02 December, 2019
By SJA Jafri + Agencies
VALLETTA/ MELBOURNE: Maltese Prime Minister Joseph Muscat said he will resign next month amid growing calls for his departure over the scandal surrounding the murder of prominent anti-corruption journalist Daphne Caruana Galizia.
In a televised address to the nation on Sunday, Muscat said he informed the president he would resign as leader of the governing Labour Party on January 12.
“In the days after, I will resign as prime minister,” added Muscat, who has been in power since 2013.
The Labour Party, which had been expected to hold a leadership election in January, has a comfortable majority in Parliament, which suggests a new leader could become prime minister without the need for a national election.
“As prime minister, I promised two years ago that justice would be done in the case of the murder of Daphne Caruana Galizia,” Muscat said, as he began his address. “Today, I am here to tell you that I kept my word.”
Muscat’s announcement came hours after thousands of Maltese protested outside a court in the capital, Valletta, demanding the prime minister step down.
Calls for Muscat to quit grew after a probe into the killing of Caruana Galizia led to charges on Saturday against a prominent businessman with alleged ties to government ministers and senior officials.
Yorgen Fenech, 38, was taken to a Valletta court late on Saturday and charged with complicity in the murder. He pleaded not guilty to that and other charges.
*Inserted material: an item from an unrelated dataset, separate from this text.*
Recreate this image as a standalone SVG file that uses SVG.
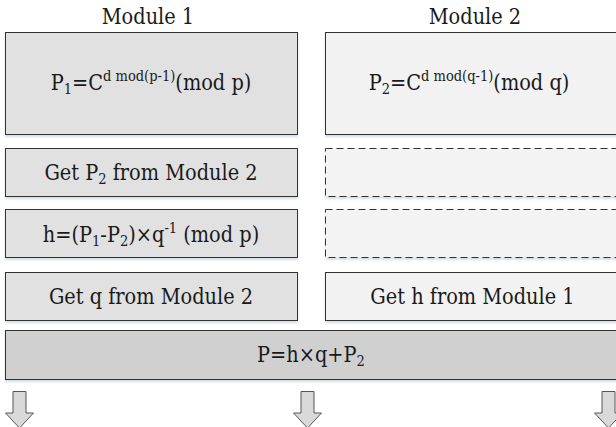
<svg xmlns="http://www.w3.org/2000/svg" width="616" height="427" viewBox="0 0 616 427">
<defs>
<filter id="sh" x="-5%" y="-20%" width="110%" height="150%">
<feDropShadow dx="0" dy="2" stdDeviation="1.2" flood-color="#9db3cc" flood-opacity="0.45"/>
</filter>
<path id="arrow" d="M-6.5,391.5 L6.5,391.5 L6.5,413 L14,413 L0,428 L-14,413 L-6.5,413 Z"/>
</defs>
<style>
text{font-family:"DejaVu Serif Condensed","DejaVu Serif","Liberation Serif",serif;font-size:21.5px;fill:#1a1a1a;text-anchor:middle}
.box{stroke:#333;stroke-width:1;filter:url(#sh)}
.m1{fill:#e1e1e1}
.m2{fill:#f2f2f2}
.dash{fill:#f3f3f3;stroke-dasharray:7,4}
.res{fill:#d0d0d0}
.s{font-size:14.5px}
.arr{fill:#d9d9d9;stroke:#555;stroke-width:1}
</style>
<g id="title1"><text x="148" y="24">Module 1</text></g>
<g id="title2"><text x="475" y="24">Module 2</text></g>
<g id="n1">
<rect class="box m1" x="5.5" y="32.5" width="292" height="102"/>
<text x="151" y="90">P<tspan class="s" dy="4">1</tspan><tspan dy="-4">=C</tspan><tspan class="s" dy="-9">d mod(p-1)</tspan><tspan dy="9">(mod p)</tspan></text>
</g>
<g id="n2">
<rect class="box m2" x="325.5" y="32.5" width="300" height="102"/>
<text x="469" y="90">P<tspan class="s" dy="4">2</tspan><tspan dy="-4">=C</tspan><tspan class="s" dy="-9">d mod(q-1)</tspan><tspan dy="9">(mod q)</tspan></text>
</g>
<g id="n3">
<rect class="box m1" x="5.5" y="148.5" width="292" height="48"/>
<text x="151" y="180">Get P<tspan class="s" dy="4">2</tspan><tspan dy="-4"> from Module 2</tspan></text>
</g>
<g id="n4">
<rect class="box dash" x="325.5" y="148.5" width="300" height="48"/>
</g>
<g id="n5">
<rect class="box m1" x="5.5" y="209.5" width="292" height="48"/>
<text x="151" y="242">h=(P<tspan class="s" dy="4">1</tspan><tspan dy="-4">-P</tspan><tspan class="s" dy="4">2</tspan><tspan dy="-4">)×q</tspan><tspan class="s" dy="-9">-1</tspan><tspan dy="9"> (mod p)</tspan></text>
</g>
<g id="n6">
<rect class="box dash" x="325.5" y="209.5" width="300" height="48"/>
</g>
<g id="n7">
<rect class="box m1" x="5.5" y="272.5" width="292" height="48"/>
<text x="151" y="304">Get q from Module 2</text>
</g>
<g id="n8">
<rect class="box m2" x="325.5" y="272.5" width="300" height="48"/>
<text x="472.5" y="304">Get h from Module 1</text>
</g>
<g id="n9">
<rect class="box res" x="5.5" y="330.5" width="620" height="49"/>
<text x="311" y="362">P=h×q+P<tspan class="s" dy="4">2</tspan></text>
</g>
<g id="connectors">
<use href="#arrow" class="arr" x="19.5" y="0"/>
<use href="#arrow" class="arr" x="307.5" y="0"/>
<use href="#arrow" class="arr" x="608.5" y="0"/>
</g>
</svg>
Fenech was charged after the government turned down his request for immunity from prosecution in return for revealing information about the murder plot and about alleged corruption involving Muscat’s former chief of staff Keith Schembri and former Tourism Minister Konrad Mizzi, among others, court filings showed.
Schembri and Mizzi resigned on Tuesday and Schembri was interrogated for two days by police before being released without charge. Schembri has denied any wrongdoing. Mizzi on Tuesday denied any business links with Fenech and any wrongdoing.
In his address on Sunday evening, the prime minister struck a defiant tone, saying every day since Caruana Galizia’s murder he had shouldered responsibilities in “the interests of the case”.
He added, however, “some decisions were good while others could have been better made”.